Meditation & Yoga practice started today with our teacher sharing her lessons on “having to be right” that sometimes shows up as the “need to be understood.”  Both can interfere with the acceptance of what is.  This set the stage for our intention to live in the moment – breathing and doing yoga.

Letting go . . . accepting what is; not my strong suit.

Thirty years ago I started applying techniques not exactly consistent with acceptance.  The philosophies behind these techniques, they’re everywhere.

  • If you want to accomplish something – write it down.

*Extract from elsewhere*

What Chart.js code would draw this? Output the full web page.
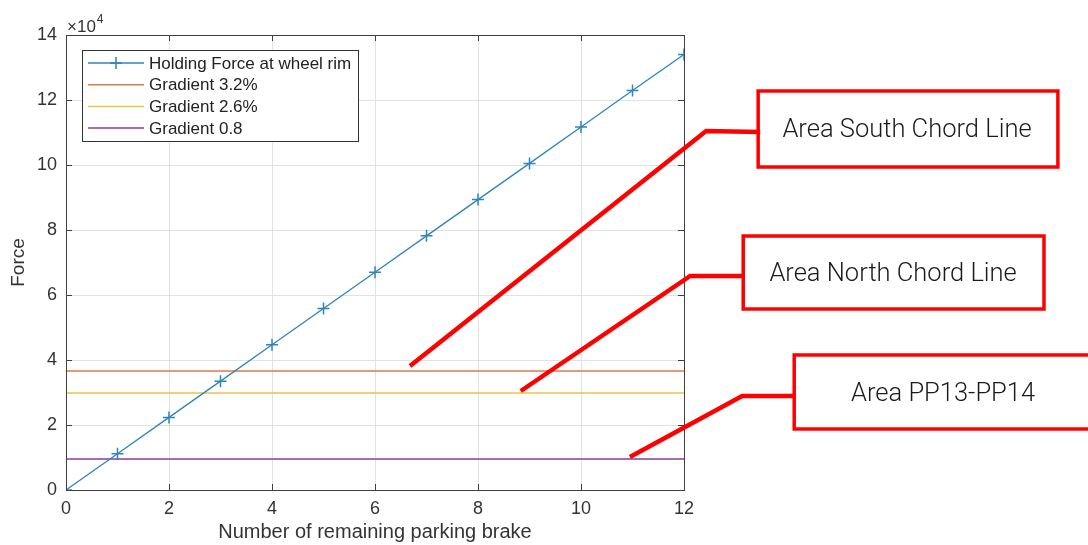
<!DOCTYPE html>
<html>
<head>
<meta charset="utf-8">
<script src="https://cdn.jsdelivr.net/npm/chart.js@4/dist/chart.umd.min.js"></script>
<style>
html,body{margin:0;padding:0;background:#fff;}
#c{display:block;}
</style>
</head>
<body>
<canvas id="c" width="1088" height="545"></canvas>
<script>
// ---- data ----
const brakes = [0,1,2,3,4,5,6,7,8,9,10,11,12];
const holdingForce = [0,11170,22340,33500,44700,55850,67000,78200,89350,100500,111700,122900,134000];
const gradient32 = 36600;
const gradient26 = 29850;
const gradient08 = 9540;
const xTicks = [0,2,4,6,8,10,12];
const yTicks = [0,20000,40000,60000,80000,100000,120000,140000];
const seriesLabels = ['Holding Force at wheel rim','Gradient 3.2%','Gradient 2.6%','Gradient 0.8'];
const annotationTexts = ['Area South Chord Line','Area North Chord Line','Area PP13-PP14'];
// annotation geometry in data units (x: brakes, y: force)
const annLines = [
  [[6.68,38150],[12.43,110460],[13.48,110150]],
  [[8.83,30460],[12.12,65850],[13.18,65850]],
  [[10.95,10150],[13.13,28920],[14.17,28920]]
];
const annBoxes = [
  [13.44,122770,19.26,99380],
  [13.15,78150,18.99,55690],
  [14.14,41540,20.08,18770]
];
const annTextPos = [[16.33,110600],[16.06,66300],[17.03,29400]];

const colors = ['#2f84bd','#e0784a','#e9c545','#a86bb5'];
const xMin = 0, xMax = 12;

const datasets = [
  {label: seriesLabels[0], data: brakes.map((b,i)=>({x:b,y:holdingForce[i]})),
   borderColor: colors[0], backgroundColor: colors[0], borderWidth: 1.3,
   pointStyle:'cross', pointRadius:6, pointBorderWidth:1.5, pointBorderColor: colors[0], tension:0},
  {label: seriesLabels[1], data: [{x:xMin,y:gradient32},{x:xMax,y:gradient32}],
   borderColor: colors[1], borderWidth: 1.5, pointRadius:0},
  {label: seriesLabels[2], data: [{x:xMin,y:gradient26},{x:xMax,y:gradient26}],
   borderColor: colors[2], borderWidth: 1.5, pointRadius:0},
  {label: seriesLabels[3], data: [{x:xMin,y:gradient08},{x:xMax,y:gradient08}],
   borderColor: colors[3], borderWidth: 2, pointRadius:0}
];

const FONT = "'Liberation Sans', Arial, Helvetica, sans-serif";
const AFONT = "Roboto, 'Liberation Sans', Arial, sans-serif";
const AXIS = '#404040';

const decor = {
  id:'decor',
  afterDatasetsDraw(chart){
    const ctx = chart.ctx, a = chart.chartArea;
    const xs = chart.scales.x, ys = chart.scales.y;
    ctx.save();
    // box
    ctx.strokeStyle = AXIS; ctx.lineWidth = 1;
    ctx.strokeRect(Math.round(a.left)+0.5, Math.round(a.top)+0.5, Math.round(a.right-a.left), Math.round(a.bottom-a.top));
    // inward ticks
    ctx.beginPath();
    xTicks.forEach(v=>{
      const px = Math.round(xs.getPixelForValue(v))+0.5;
      ctx.moveTo(px,a.bottom); ctx.lineTo(px,a.bottom-6);
      ctx.moveTo(px,a.top); ctx.lineTo(px,a.top+6);
    });
    yTicks.forEach(v=>{
      const py = Math.round(ys.getPixelForValue(v))+0.5;
      ctx.moveTo(a.left,py); ctx.lineTo(a.left+6,py);
      ctx.moveTo(a.right,py); ctx.lineTo(a.right-6,py);
    });
    ctx.stroke();
    // exponent
    ctx.fillStyle = '#333'; ctx.textBaseline='alphabetic'; ctx.textAlign='left';
    ctx.font = '17px ' + FONT;
    ctx.fillText('\u00d710', a.left+1, a.top-3);
    const w = ctx.measureText('\u00d710').width;
    ctx.font = '12px ' + FONT;
    ctx.fillText('4', a.left+1+w+1, a.top-12);

    // legend
    const lx = 82, ly = 50, lw = 276, lh = 91;
    ctx.fillStyle = '#fff';
    ctx.fillRect(lx,ly,lw,lh);
    ctx.strokeStyle = '#333'; ctx.lineWidth = 1;
    ctx.strokeRect(lx+0.5,ly+0.5,lw,lh);
    ctx.font = '17px ' + FONT; ctx.textBaseline='middle';
    chart.data.datasets.forEach((ds,i)=>{
      const cy = ly + 13 + i*21.7;
      ctx.strokeStyle = ds.borderColor; ctx.lineWidth = ds.borderWidth;
      ctx.beginPath(); ctx.moveTo(88,cy); ctx.lineTo(144,cy); ctx.stroke();
      if(i===0){
        ctx.lineWidth = 1.5;
        ctx.beginPath(); ctx.moveTo(116,cy-6); ctx.lineTo(116,cy+6);
        ctx.moveTo(110,cy); ctx.lineTo(122,cy); ctx.stroke();
      }
      ctx.fillStyle = '#222';
      ctx.fillText(ds.label, 149, cy+1);
    });
    ctx.restore();
  },
  afterDraw(chart){
    const ctx = chart.ctx;
    const xs = chart.scales.x, ys = chart.scales.y;
    const P = (x,y)=>[xs.getPixelForValue(x), ys.getPixelForValue(y)];
    ctx.save();
    ctx.strokeStyle = '#ff0000'; ctx.lineJoin='miter'; ctx.lineCap='butt';
    annBoxes.forEach((b,i)=>{
      const p1 = P(b[0],b[1]), p2 = P(b[2],b[3]);
      ctx.fillStyle='#fff';
      ctx.fillRect(p1[0],p1[1],p2[0]-p1[0],p2[1]-p1[1]);
      ctx.lineWidth = 3.5;
      ctx.strokeRect(p1[0],p1[1],p2[0]-p1[0],p2[1]-p1[1]);
    });
    annLines.forEach(l=>{
      ctx.lineWidth = 4.5;
      ctx.beginPath();
      l.forEach((pt,j)=>{const p=P(pt[0],pt[1]); if(j===0) ctx.moveTo(p[0],p[1]); else ctx.lineTo(p[0],p[1]);});
      ctx.stroke();
    });
    ctx.fillStyle = '#1a1a1a'; ctx.font = '300 25.5px ' + AFONT;
    ctx.textAlign='center'; ctx.textBaseline='middle';
    annTextPos.forEach((t,i)=>{
      const p = P(t[0],t[1]);
      ctx.fillText(annotationTexts[i], p[0], p[1]);
    });
    ctx.restore();
  }
};

new Chart(document.getElementById('c'), {
  type:'line',
  data:{datasets},
  plugins:[decor],
  options:{
    responsive:false, animation:false, devicePixelRatio:1,
    layout:{padding:{left:0,right:404,top:35,bottom:0}},
    plugins:{legend:{display:false}, tooltip:{enabled:false}},
    elements:{line:{tension:0}},
    scales:{
      x:{type:'linear', min:0, max:12,
        afterFit(s){s.height = 55;},
        afterBuildTicks(s){s.ticks = xTicks.map(v=>({value:v}));},
        grid:{color:'#e2e2e2', drawTicks:false, lineWidth:1},
        border:{display:false},
        ticks:{padding:8, color:'#333', font:{family:FONT,size:18}, maxRotation:0, callback:v=>String(v)},
        title:{display:true, text:'Number of remaining parking brake', color:'#333',
               font:{family:FONT,size:20}, padding:{top:0,bottom:1}}
      },
      y:{type:'linear', min:0, max:140000,
        afterFit(s){s.width = 66;},
        afterBuildTicks(s){s.ticks = yTicks.map(v=>({value:v}));},
        grid:{color:'#e2e2e2', drawTicks:false, lineWidth:1},
        border:{display:false},
        ticks:{padding:9, color:'#333', font:{family:FONT,size:18}, callback:v=>String(v/10000)},
        title:{display:true, text:'Force', color:'#333', font:{family:FONT,size:19}, padding:{top:7,bottom:4}}
      }
    }
  }
});
</script>
</body>
</html>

Yes; put those goals on paper.  Being a Psych and Self Help aficionado – this advice is ubiquitous.
  • Visualize the result – it will materialize.  Every New Age enthusiast and reader of The Secret knows this!
  • The power of positive thinking – thank you Norman Vincent Peale.
  • Think it – say it – do it . . .  or as my bestie says:  thought – word – deed

The power of these concepts rests in the strength of our belief.  Some of it is just how our brain works.  Negative people see crappy shit.  Positive people see the good around them.  Our brains focus on what we look for, filtering out everything else.  Takes a nice knock on the head to thump us out of our rut.

After thirty years of writing down my “wants” – creating vision boards, scrap books, life goal lists – how do I turn that off?  Should I?  What is real and when do I follow my bliss?  Can I know when I’ve crossed the line to “magical thinking?”

I’m not opposed to holding contradictory beliefs – we all do to some extent.  A juicy paradox can be so appealing.  It can also make me crazy.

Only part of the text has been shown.